● Written problem
Print the material below exactly as it stands, please, from its first line to the line holding "(0,0) rectangle (1054,1115);", with no pictures.

● Extracted records
☆ ☆ ☆ ☆ ☆ ☆ ☆

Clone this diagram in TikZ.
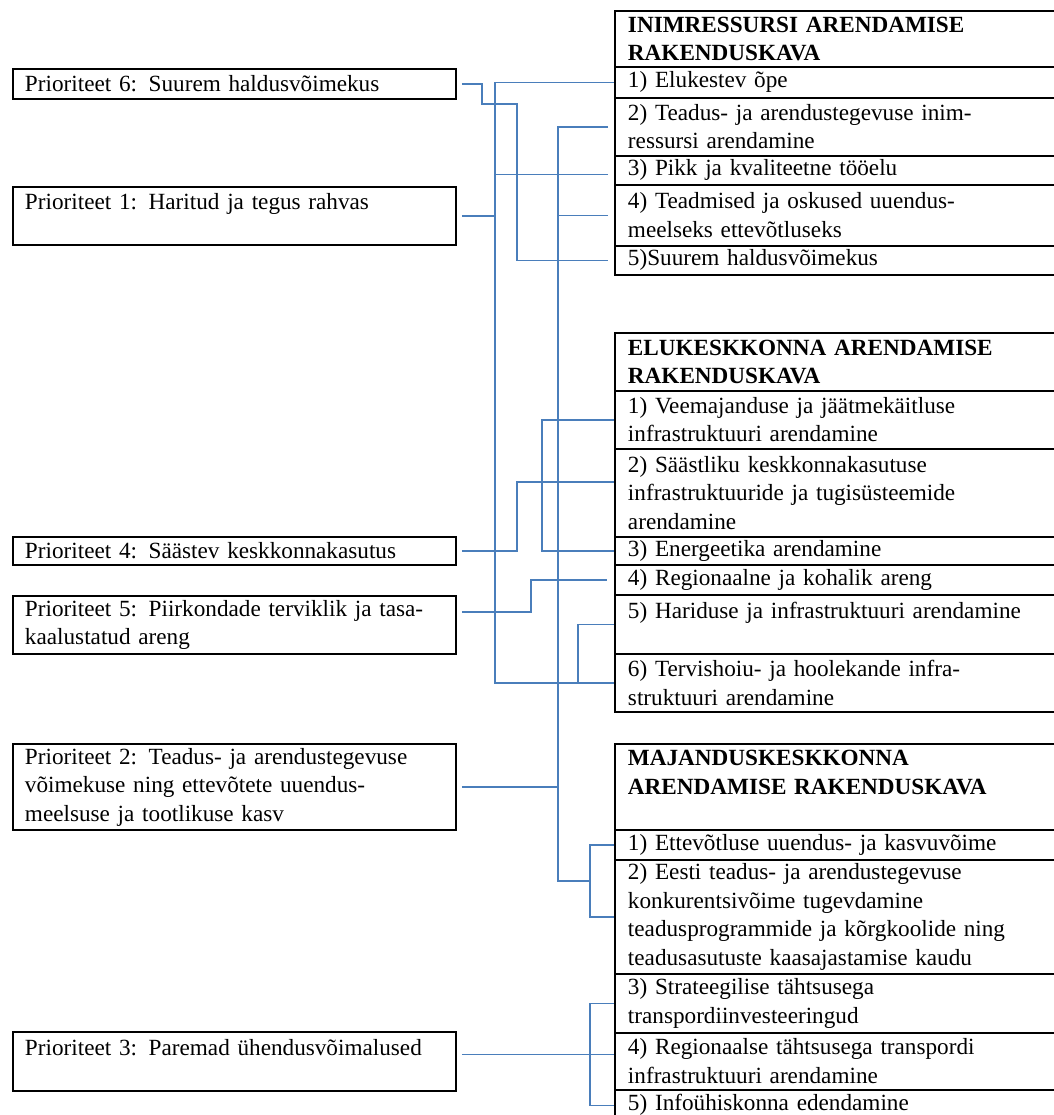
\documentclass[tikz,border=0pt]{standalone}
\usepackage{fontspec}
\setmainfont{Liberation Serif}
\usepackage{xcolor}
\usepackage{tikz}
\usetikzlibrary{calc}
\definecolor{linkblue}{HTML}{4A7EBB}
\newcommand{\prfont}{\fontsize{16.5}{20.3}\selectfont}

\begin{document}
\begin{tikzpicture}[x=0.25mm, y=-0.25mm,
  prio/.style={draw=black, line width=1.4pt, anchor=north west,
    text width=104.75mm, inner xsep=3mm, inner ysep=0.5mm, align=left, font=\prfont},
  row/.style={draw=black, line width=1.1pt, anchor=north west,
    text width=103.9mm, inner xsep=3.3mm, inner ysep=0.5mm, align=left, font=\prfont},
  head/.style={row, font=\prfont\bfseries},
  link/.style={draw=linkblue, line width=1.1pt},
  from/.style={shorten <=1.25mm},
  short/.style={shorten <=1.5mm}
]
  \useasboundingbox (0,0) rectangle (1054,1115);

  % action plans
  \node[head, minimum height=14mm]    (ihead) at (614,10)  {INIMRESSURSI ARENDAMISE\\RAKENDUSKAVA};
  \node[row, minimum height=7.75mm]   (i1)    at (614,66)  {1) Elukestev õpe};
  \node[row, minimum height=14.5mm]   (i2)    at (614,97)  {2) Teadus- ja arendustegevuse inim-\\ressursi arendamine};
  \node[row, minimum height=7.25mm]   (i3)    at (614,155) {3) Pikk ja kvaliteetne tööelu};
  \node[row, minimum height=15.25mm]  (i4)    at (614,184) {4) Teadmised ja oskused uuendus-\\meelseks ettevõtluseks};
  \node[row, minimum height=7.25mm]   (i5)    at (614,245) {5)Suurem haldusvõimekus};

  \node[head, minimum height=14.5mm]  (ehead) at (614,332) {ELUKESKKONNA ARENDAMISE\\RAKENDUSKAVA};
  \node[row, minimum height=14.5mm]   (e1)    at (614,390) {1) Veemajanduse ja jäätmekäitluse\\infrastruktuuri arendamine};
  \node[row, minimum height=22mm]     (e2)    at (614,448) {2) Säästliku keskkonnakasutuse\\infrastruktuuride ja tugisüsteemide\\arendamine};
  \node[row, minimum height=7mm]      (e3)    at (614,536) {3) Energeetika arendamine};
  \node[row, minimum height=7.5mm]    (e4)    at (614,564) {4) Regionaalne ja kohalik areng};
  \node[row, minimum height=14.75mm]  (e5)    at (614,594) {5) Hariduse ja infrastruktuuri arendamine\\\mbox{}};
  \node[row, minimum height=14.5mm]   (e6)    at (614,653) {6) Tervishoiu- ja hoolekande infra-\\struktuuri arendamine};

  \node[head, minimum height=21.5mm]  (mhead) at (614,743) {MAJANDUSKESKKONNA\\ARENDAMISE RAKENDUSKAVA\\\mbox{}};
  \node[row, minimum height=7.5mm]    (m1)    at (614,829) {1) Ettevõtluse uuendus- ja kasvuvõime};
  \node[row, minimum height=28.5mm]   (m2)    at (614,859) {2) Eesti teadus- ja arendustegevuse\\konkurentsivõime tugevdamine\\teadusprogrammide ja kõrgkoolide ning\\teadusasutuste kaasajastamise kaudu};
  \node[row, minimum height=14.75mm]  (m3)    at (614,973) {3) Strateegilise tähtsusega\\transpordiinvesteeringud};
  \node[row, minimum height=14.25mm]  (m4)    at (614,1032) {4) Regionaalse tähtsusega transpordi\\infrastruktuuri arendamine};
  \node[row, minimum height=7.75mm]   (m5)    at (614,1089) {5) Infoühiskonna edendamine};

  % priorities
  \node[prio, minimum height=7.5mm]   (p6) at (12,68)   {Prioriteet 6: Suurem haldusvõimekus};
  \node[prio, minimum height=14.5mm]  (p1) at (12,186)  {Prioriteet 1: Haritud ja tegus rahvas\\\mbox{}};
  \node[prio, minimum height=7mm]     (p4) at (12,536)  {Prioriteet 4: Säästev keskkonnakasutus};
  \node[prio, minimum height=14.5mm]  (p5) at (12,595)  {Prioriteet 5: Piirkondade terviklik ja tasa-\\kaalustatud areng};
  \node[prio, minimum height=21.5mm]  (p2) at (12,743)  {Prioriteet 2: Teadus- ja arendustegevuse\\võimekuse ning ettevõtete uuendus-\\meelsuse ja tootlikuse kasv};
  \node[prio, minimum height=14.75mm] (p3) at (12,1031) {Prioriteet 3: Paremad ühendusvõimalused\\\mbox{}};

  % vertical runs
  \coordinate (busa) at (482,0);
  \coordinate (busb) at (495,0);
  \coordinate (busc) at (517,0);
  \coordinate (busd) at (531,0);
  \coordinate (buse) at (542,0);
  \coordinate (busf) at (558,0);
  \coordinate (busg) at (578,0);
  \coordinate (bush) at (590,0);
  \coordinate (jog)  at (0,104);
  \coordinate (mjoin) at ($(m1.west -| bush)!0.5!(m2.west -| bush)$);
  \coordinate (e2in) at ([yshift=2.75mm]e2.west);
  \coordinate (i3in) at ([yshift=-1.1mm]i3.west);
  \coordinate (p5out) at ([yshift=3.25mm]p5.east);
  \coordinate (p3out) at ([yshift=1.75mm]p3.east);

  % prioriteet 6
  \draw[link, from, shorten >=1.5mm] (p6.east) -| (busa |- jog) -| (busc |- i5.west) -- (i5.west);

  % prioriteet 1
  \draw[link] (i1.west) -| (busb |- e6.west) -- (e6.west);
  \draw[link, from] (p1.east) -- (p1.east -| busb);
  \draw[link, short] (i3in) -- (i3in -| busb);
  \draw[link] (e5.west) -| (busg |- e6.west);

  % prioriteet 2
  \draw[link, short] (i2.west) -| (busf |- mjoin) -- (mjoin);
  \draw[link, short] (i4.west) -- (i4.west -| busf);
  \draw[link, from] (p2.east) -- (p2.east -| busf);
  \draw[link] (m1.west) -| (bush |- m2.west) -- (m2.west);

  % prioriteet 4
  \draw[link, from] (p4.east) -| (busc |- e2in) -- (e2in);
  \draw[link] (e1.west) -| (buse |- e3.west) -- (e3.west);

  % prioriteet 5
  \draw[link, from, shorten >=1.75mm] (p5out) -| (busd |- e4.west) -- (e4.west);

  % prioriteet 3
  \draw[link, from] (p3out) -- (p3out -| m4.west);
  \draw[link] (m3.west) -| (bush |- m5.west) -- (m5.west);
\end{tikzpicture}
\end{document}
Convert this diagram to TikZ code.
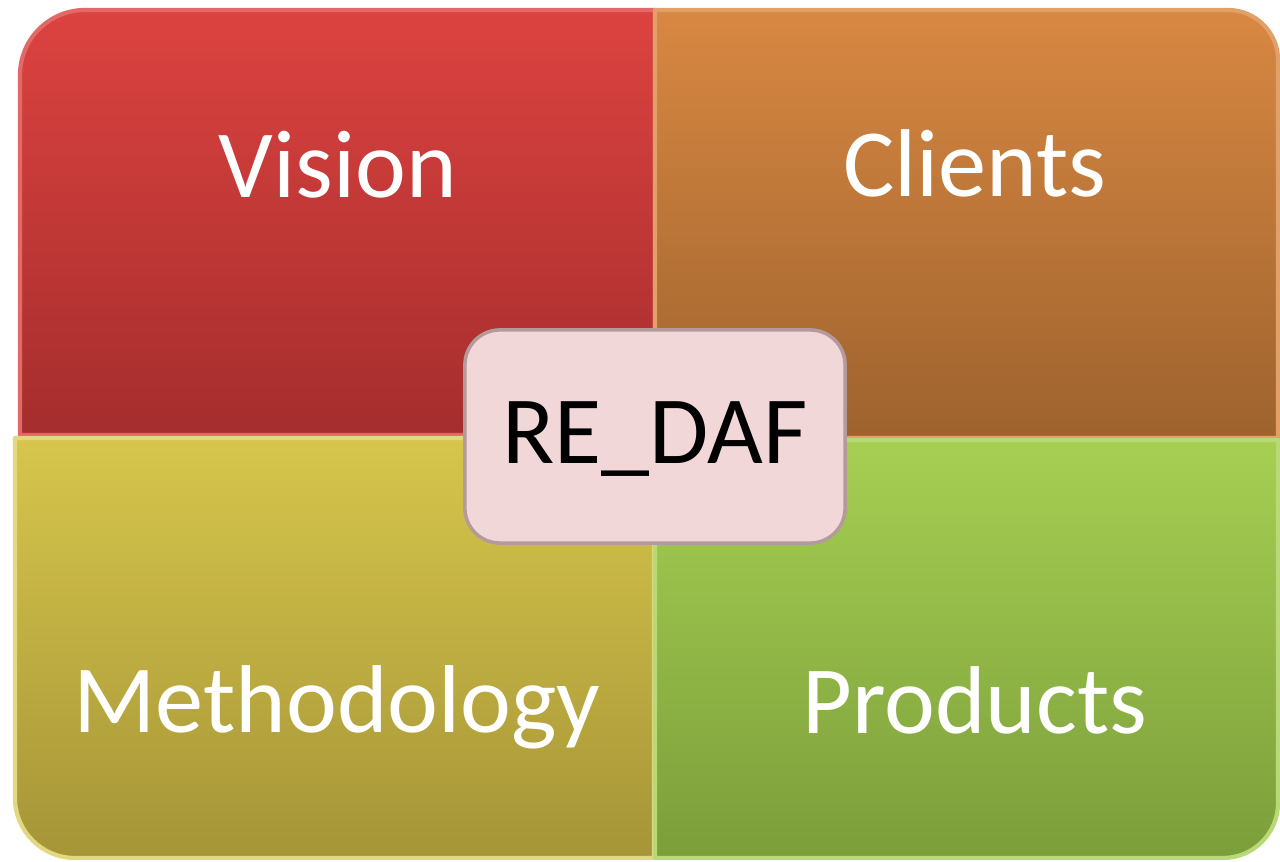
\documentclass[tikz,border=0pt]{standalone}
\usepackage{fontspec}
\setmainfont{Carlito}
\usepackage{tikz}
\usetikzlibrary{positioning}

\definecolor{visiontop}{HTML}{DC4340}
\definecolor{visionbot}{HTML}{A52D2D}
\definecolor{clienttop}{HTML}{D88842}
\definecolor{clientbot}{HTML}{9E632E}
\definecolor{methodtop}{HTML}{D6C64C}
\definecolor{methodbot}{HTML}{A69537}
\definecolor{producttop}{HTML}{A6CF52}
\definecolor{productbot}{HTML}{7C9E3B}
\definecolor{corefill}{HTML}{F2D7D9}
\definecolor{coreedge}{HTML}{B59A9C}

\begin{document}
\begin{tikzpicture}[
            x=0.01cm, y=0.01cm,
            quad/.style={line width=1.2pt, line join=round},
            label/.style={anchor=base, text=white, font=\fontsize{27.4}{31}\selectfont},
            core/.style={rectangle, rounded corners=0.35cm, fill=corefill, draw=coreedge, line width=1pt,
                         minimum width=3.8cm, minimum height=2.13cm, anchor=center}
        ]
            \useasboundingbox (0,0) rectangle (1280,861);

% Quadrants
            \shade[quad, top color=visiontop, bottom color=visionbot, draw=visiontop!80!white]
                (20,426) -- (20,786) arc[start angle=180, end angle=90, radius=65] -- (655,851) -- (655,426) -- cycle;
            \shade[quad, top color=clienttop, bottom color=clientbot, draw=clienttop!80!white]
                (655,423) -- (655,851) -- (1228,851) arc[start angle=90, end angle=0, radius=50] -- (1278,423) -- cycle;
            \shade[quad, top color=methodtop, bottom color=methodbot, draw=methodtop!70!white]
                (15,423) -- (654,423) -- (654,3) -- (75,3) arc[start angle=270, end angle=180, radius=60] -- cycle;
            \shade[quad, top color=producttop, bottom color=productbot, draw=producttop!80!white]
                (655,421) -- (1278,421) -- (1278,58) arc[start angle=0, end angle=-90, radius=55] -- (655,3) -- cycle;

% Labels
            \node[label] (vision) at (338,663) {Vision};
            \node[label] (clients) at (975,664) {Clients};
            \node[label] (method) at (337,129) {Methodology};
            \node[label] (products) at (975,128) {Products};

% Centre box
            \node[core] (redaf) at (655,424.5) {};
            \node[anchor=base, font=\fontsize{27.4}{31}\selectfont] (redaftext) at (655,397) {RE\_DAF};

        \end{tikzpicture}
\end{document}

☆ ☆ ☆ ☆ ☆ ☆ ☆

● Output
Clone this diagram in TikZ.
\documentclass[tikz,border=0pt]{standalone}
\usepackage{fontspec}
\setmainfont{Liberation Serif}
\usepackage{xcolor}
\usepackage{tikz}
\usetikzlibrary{calc}
\definecolor{linkblue}{HTML}{4A7EBB}
\newcommand{\prfont}{\fontsize{16.5}{20.3}\selectfont}

\begin{document}
\begin{tikzpicture}[x=0.25mm, y=-0.25mm,
  prio/.style={draw=black, line width=1.4pt, anchor=north west,
    text width=104.75mm, inner xsep=3mm, inner ysep=0.5mm, align=left, font=\prfont},
  row/.style={draw=black, line width=1.1pt, anchor=north west,
    text width=103.9mm, inner xsep=3.3mm, inner ysep=0.5mm, align=left, font=\prfont},
  head/.style={row, font=\prfont\bfseries},
  link/.style={draw=linkblue, line width=1.1pt},
  from/.style={shorten <=1.25mm},
  short/.style={shorten <=1.5mm}
]
  \useasboundingbox (0,0) rectangle (1054,1115);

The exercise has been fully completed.